Benefits of seaweed in packaging

Controlled cultivation of seaweed allows for high traceability, management of biomass composition and properties, high quality and sustainability. 

According to SEABIOPLAS, sustainability is further increased when the cultivation of seaweed is carried out in Integrated Multi-Trophic Aquaculture (IMTA) systems which work by incorporating the waste products produced by one species into the diet of another species.

Aquaculture produces phosphorus and nitrogen in large quantities that are lost to the surrounding ecosystem.

Over 67-80% of nitrogen and 50% of phosphorus fed to farmed fish goes into the environment, either directly from the fish or from solid wastes.

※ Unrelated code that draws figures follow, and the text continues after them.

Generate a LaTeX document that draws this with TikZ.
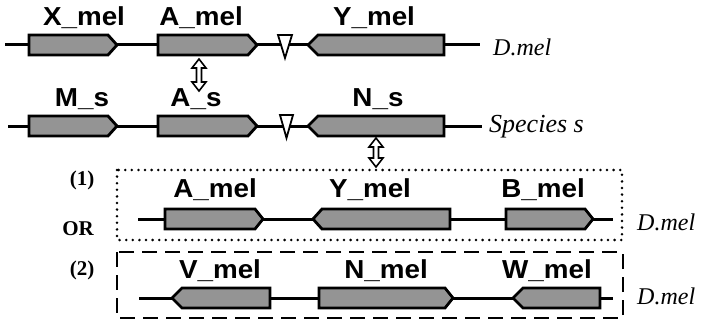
\documentclass[tikz,border=0pt]{standalone}
\usepackage{fontspec}
\setmainfont{Liberation Serif}
\setsansfont{Liberation Sans}
\begin{document}
\begin{tikzpicture}[x=1pt,y=-1pt,
  backbone/.style={line width=3pt},
  genebox/.style={draw=black,line width=2.8pt,fill=black!42,line join=miter},
  insertion/.style={draw=black,line width=1.8pt,fill=white,line join=miter},
  homology/.style={draw=black,line width=1.6pt,fill=white,line join=miter},
  genelabel/.style={font=\sffamily\bfseries\fontsize{26}{26}\selectfont,inner sep=0pt,xscale=1.07,transform shape},
  species/.style={font=\itshape\fontsize{24}{24}\selectfont,anchor=west,inner sep=0pt},
  optlabel/.style={font=\bfseries\fontsize{21}{21}\selectfont,inner sep=0pt},
  optbox/.style={line width=2.8pt}]
\useasboundingbox (0,0) rectangle (710,321);

% forward gene: body x1..x2, tip at x3, centred on y
\newcommand\fwdgene[4]{\path[genebox] (#1,#4-10) -- (#2,#4-10) -- (#3,#4) -- (#2,#4+10) -- (#1,#4+10) -- cycle;}
% reverse gene: tip at x1, body x2..x3, centred on y
\newcommand\revgene[4]{\path[genebox] (#1,#4) -- (#2,#4-10) -- (#3,#4-10) -- (#3,#4+10) -- (#2,#4+10) -- cycle;}
% open double-headed vertical arrow centred on x, from y1 down to y2
\newcommand\dblarrow[3]{\path[homology] (#1,#2) -- (#1+7,#2+9) -- (#1+2.5,#2+9) -- (#1+2.5,#3-9) -- (#1+7,#3-9) -- (#1,#3) -- (#1-7,#3-9) -- (#1-2.5,#3-9) -- (#1-2.5,#2+9) -- (#1-7,#2+9) -- cycle;}

% ---- D. melanogaster reference region
\draw[backbone] (5,45) -- (480,45);
\fwdgene{29}{108}{117}{45}
\fwdgene{158}{248}{257}{45}
\revgene{308}{318}{444}{45}
\path[insertion] (278,35) -- (292,35) -- (285,58) -- cycle;
\node[genelabel] (xmel) at (84,18) {X\_mel};
\node[genelabel] (amel) at (201,18) {A\_mel};
\node[genelabel] (ymel) at (374,18) {Y\_mel};
\node[species] (dmel1) at (493,47) {D.mel};

\dblarrow{199}{59}{91}

% ---- species s region
\draw[backbone] (8,126) -- (482,126);
\fwdgene{29}{108}{117}{126}
\fwdgene{158}{248}{257}{126}
\revgene{308}{318}{444}{126}
\path[insertion] (280,115) -- (293,115) -- (286.5,138) -- cycle;
\node[genelabel] (ms) at (82,99) {M\_s};
\node[genelabel] (as) at (196,99) {A\_s};
\node[genelabel] (ns) at (378,99) {N\_s};
\node[species,font=\itshape\fontsize{26}{26}\selectfont] (spec) at (489,127) {Species s};

\dblarrow{376}{138}{167}

% ---- option (1)
\draw[optbox,line cap=round,dash pattern=on 0pt off 6.6pt] (117,170) rectangle (622,240);
\node[optlabel] (opt1) at (82,180) {(1)};
\node[optlabel] (or) at (78,229) {OR};
\draw[backbone] (138,219) -- (613,219);
\fwdgene{165}{255}{263}{219}
\revgene{313}{322}{450}{219}
\fwdgene{506}{585}{593}{219}
\node[genelabel] (amel2) at (215,190) {A\_mel};
\node[genelabel] (ymel2) at (370,190) {Y\_mel};
\node[genelabel] (bmel) at (543,190) {B\_mel};
\node[species] (dmel2) at (637,222) {D.mel};

% ---- option (2)
\draw[optbox,dash pattern=on 15pt off 8pt] (117,252) rectangle (623,318);
\node[optlabel] (opt2) at (82,270) {(2)};
\draw[backbone] (139,298) -- (613,298);
\revgene{172}{182}{270}{298}
\fwdgene{319}{445}{453}{298}
\revgene{513}{523}{600}{298}
\node[genelabel] (vmel) at (220,271) {V\_mel};
\node[genelabel] (nmel) at (386,271) {N\_mel};
\node[genelabel] (wmel) at (547,271) {W\_mel};
\node[species] (dmel3) at (637,296) {D.mel};
\end{tikzpicture}
\end{document}
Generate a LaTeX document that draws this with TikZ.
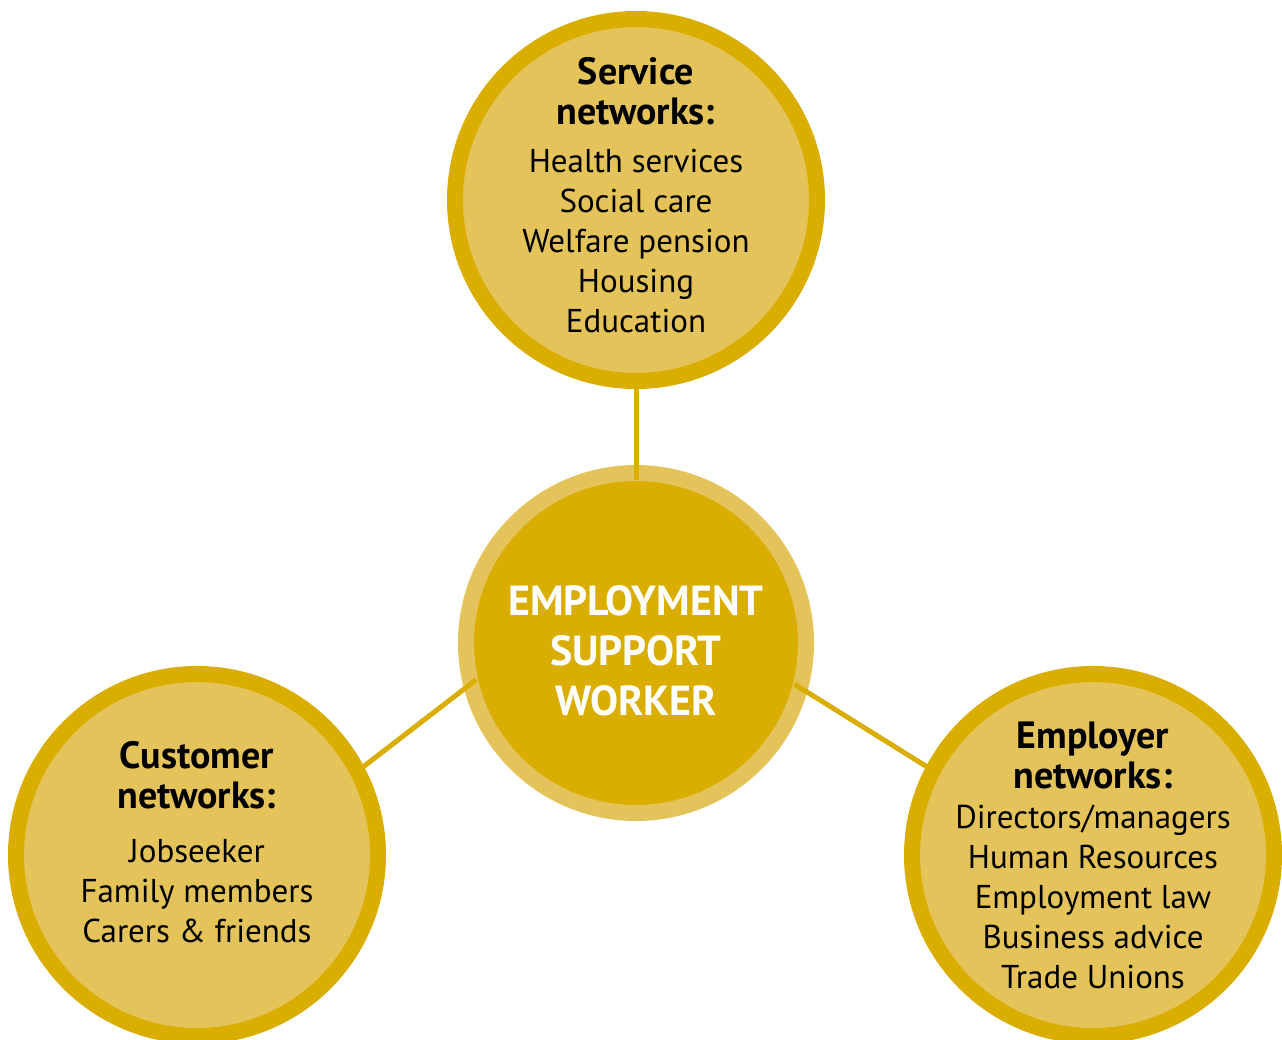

Seaweed is able to utilise this nitrogen and phosphorus and produce new biomass through photosynthesis, thus removing these excess nutrients from the surrounding area.

As well as the benefits of seaweed in IMTA, it also has several advantages over using the raw materials currently used in biomass-based plastics, including a reduction of CO2 emissions, higher productivity, no risk of potential deforestation, no freshwater consumption and no fertilisers or pesticides used.

After the sustainably grown seaweed has been processed to produce lactic acid (the precursor to PLA), seaweed residues will be generated. These by-products have potential market value in many sectors and can also be used as ingredients or supplements/additives.